Conway and Jones, Trigonometric diophantine equations, Acta Arithmetica XXX (1976) 229-240, available at http://matwbn.icm.edu.pl/ksiazki/aa/aa30/aa3033.pdf study equations such as $$ A\cos2\pi a+B\cos2\pi b+C\cos2\pi c+D\cos2\pi d=E $$ with all variables rational by turning them into vanishing sums of roots of unity (indeed, the subtitle of the paper is, "On vanishing sums of roots of unity"). The methods have been applied to finding all rational solutions of $$ \sin\pi x\sin\pi y\sin\pi z\sin\pi w=t $$ and of $$ \sin\pi x\sin\pi y=\sin\pi z\sin\pi w $$ and the masterful work, Poonen and Rubinstein, The number of intersection points made by the diagonals of a regular polygon, SIAM J. Discret. Math. 11 (1995) 135-156.

Answer 6

One particular problem which involved roots of unity was this;

(it was unexpectedly used after a lot of effort being put into just realizing the generating function)

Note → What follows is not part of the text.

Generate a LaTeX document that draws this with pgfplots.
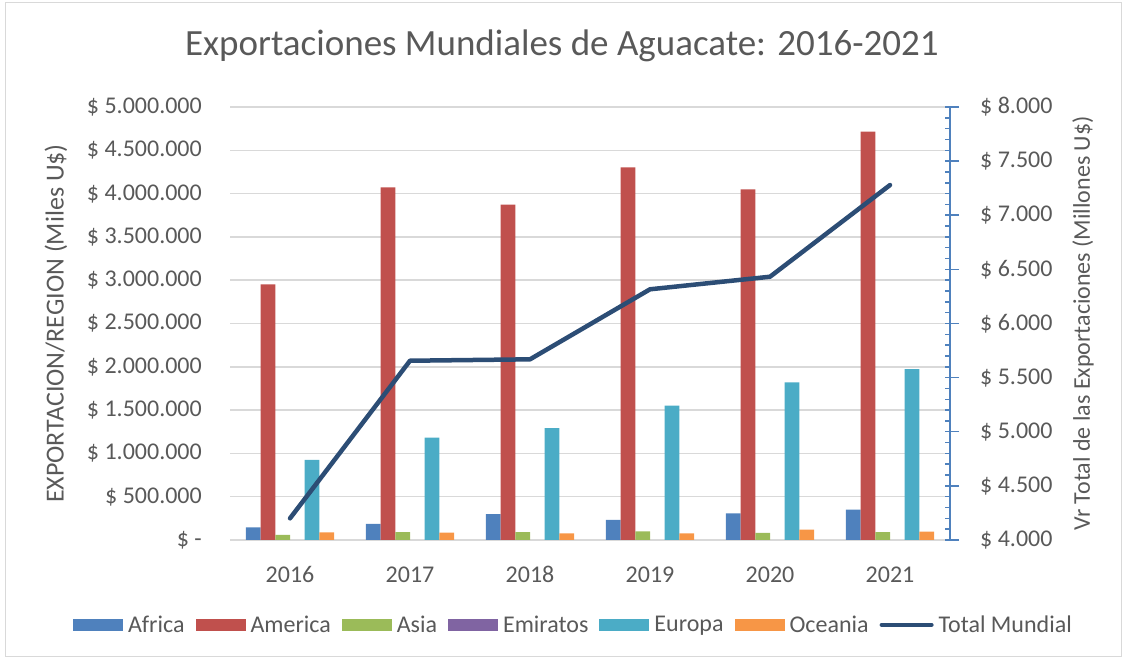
\documentclass[border=0pt]{standalone}
\usepackage{pgfplots}
\pgfplotsset{compat=1.18}
\usepackage{pgfplotstable}
\usepackage{fontspec}
\setmainfont{Carlito}

\definecolor{cAfr}{HTML}{4F81BD}
\definecolor{cAme}{HTML}{C0504D}
\definecolor{cAsi}{HTML}{9BBB59}
\definecolor{cEmi}{HTML}{8064A2}
\definecolor{cEur}{HTML}{4BACC6}
\definecolor{cOce}{HTML}{F79646}
\definecolor{cTot}{HTML}{2C4D75}
\definecolor{cTxt}{HTML}{595959}
\definecolor{cGrid}{HTML}{D9D9D9}
\definecolor{cAxis}{HTML}{4F81BD}

% exportaciones por region (miles US$) y total mundial (millones US$)
\pgfplotstableread{
x africa america asia emiratos europa oceania total
0 147000 2952000 58000 0 924000 89000 4200
1 185000 4073000 92000 0 1181000 85000 5656
2 300000 3872000 92000 0 1293000 77000 5669
3 231000 4303000 100000 0 1551000 77000 6316
4 308000 4050000 81000 0 1821000 119000 6432
5 350000 4715000 92000 0 1974000 96000 7279
}\datos

\newcommand{\f}{\fontsize{24bp}{28bp}\selectfont}
\pgfplotsset{
  sw/.style={legend image code/.code={\fill[#1] (0bp,-6bp) rectangle (50bp,6bp);}},
  base/.style={
    at={(230bp,119bp)}, anchor=south west,
    width=720bp, height=433bp, scale only axis,
    xmin=-0.5, xmax=5.5,
  },
}

\begin{document}
\begin{tikzpicture}
\useasboundingbox (0bp,0bp) rectangle (1125bp,659bp);
\draw[cGrid, line width=1bp] (5bp,2bp) rectangle (1121bp,656bp);

\begin{axis}[base,
  ymin=0, ymax=5000000,
  axis x line*=bottom, axis y line*=left,
  x axis line style={draw=cGrid, line width=1.5bp, -},
  y axis line style={draw=none},
  major tick length=0pt,
  xtick={0,1,2,3,4,5},
  xticklabels={2016,2017,2018,2019,2020,2021},
  ytick={0,500000,1000000,1500000,2000000,2500000,3000000,3500000,4000000,4500000,5000000},
  yticklabels={\$ -\hspace{10bp},\$ 500.000,\$ 1.000.000,\$ 1.500.000,\$ 2.000.000,\$ 2.500.000,\$ 3.000.000,\$ 3.500.000,\$ 4.000.000,\$ 4.500.000,\$ 5.000.000},
  scaled y ticks=false,
  ymajorgrids, grid style={cGrid, line width=1.5bp},
  xticklabel style={font=\f, text=cTxt, anchor=base, inner sep=0pt, yshift=-42bp},
  yticklabel style={font=\f, text=cTxt, anchor=east, inner sep=0pt, xshift=-28bp},
  ylabel={EXPORTACION/REGION (Miles U\$)},
  ylabel style={font=\fontsize{26bp}{30bp}\selectfont, text=cTxt, at={(axis description cs:-0.2417,0.5)}, rotate=0, anchor=center},
  title={Exportaciones Mundiales de Aguacate: 2016-2021},
  title style={font=\fontsize{37bp}{44bp}\selectfont, text=cTxt, at={(axis description cs:0.461,1.104)}, anchor=base},
  legend columns=7,
  legend style={at={(axis description cs:0.477,-0.196)}, anchor=center, draw=none, fill=none,
    font=\f, text=cTxt, inner sep=0pt,
    /tikz/every odd column/.append style={column sep=3bp},
    /tikz/every even column/.append style={column sep=9bp}},
  ybar, bar width=14.7bp,
]
\addplot[fill=cAfr, draw=none, bar shift=-36.75bp, sw=cAfr] table[x=x, y=africa] {\datos};
\addlegendentry{Africa}
\addplot[fill=cAme, draw=none, bar shift=-22.05bp, sw=cAme] table[x=x, y=america] {\datos};
\addlegendentry{America}
\addplot[fill=cAsi, draw=none, bar shift=-7.35bp, sw=cAsi] table[x=x, y=asia] {\datos};
\addlegendentry{Asia}
\addplot[fill=cEmi, draw=none, bar shift=7.35bp, sw=cEmi] table[x=x, y=emiratos] {\datos};
\addlegendentry{Emiratos}
\addplot[fill=cEur, draw=none, bar shift=22.05bp, sw=cEur] table[x=x, y=europa] {\datos};
\addlegendentry{Europa}
\addplot[fill=cOce, draw=none, bar shift=36.75bp, sw=cOce] table[x=x, y=oceania] {\datos};
\addlegendentry{Oceania}
\addlegendimage{legend image code/.code={\draw[cTot, line width=4bp, line cap=round] (0bp,0bp) -- (50bp,0bp);}}
\addlegendentry{Total Mundial}
\end{axis}

\begin{axis}[base,
  ymin=4000, ymax=8000,
  axis x line=none, axis y line*=right,
  y axis line style={draw=cAxis, line width=1.5bp, -},
  ytick={4000,4500,5000,5500,6000,6500,7000,7500,8000},
  yticklabels={\$ 4.000,\$ 4.500,\$ 5.000,\$ 5.500,\$ 6.000,\$ 6.500,\$ 7.000,\$ 7.500,\$ 8.000},
  minor y tick num=4,
  tick align=inside,
  major tick length=14bp, minor tick length=5bp,
  tick style={draw=cAxis, line width=1.5bp},
  major tick style={xshift=9bp},
  yticklabel style={font=\f, text=cTxt, anchor=west, inner sep=0pt, xshift=30bp},
  ylabel={Vr Total de las Exportaciones (Millones U\$)},
  ylabel style={font=\f, text=cTxt, at={(axis description cs:1.1847,0.5)}, rotate=0, anchor=center},
]
\addplot[cTot, line width=4.5bp, line cap=round, line join=round] table[x=x, y=total] {\datos};
\end{axis}
\end{tikzpicture}
\end{document}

Let $X = \{1,2,\ldots,2000\}$. How many subsets $T$ of $X$ are such that the sum of the elements of $T$ is divisible by 5?

Here's the solution

This problem does not seem to utilize roots of unity until it's properties are realized to make working with the generating function a lot simpler. The roots of unity can be used to solve complex discrete counting problems involving generating functions and cyclic permutations.

Answer 7

In Field Theory, the proof that a polynomial equation is solvable in radicals if and only if its Galois group is a solvable group depends heavily on the properties of field extensions containing particular roots of unity.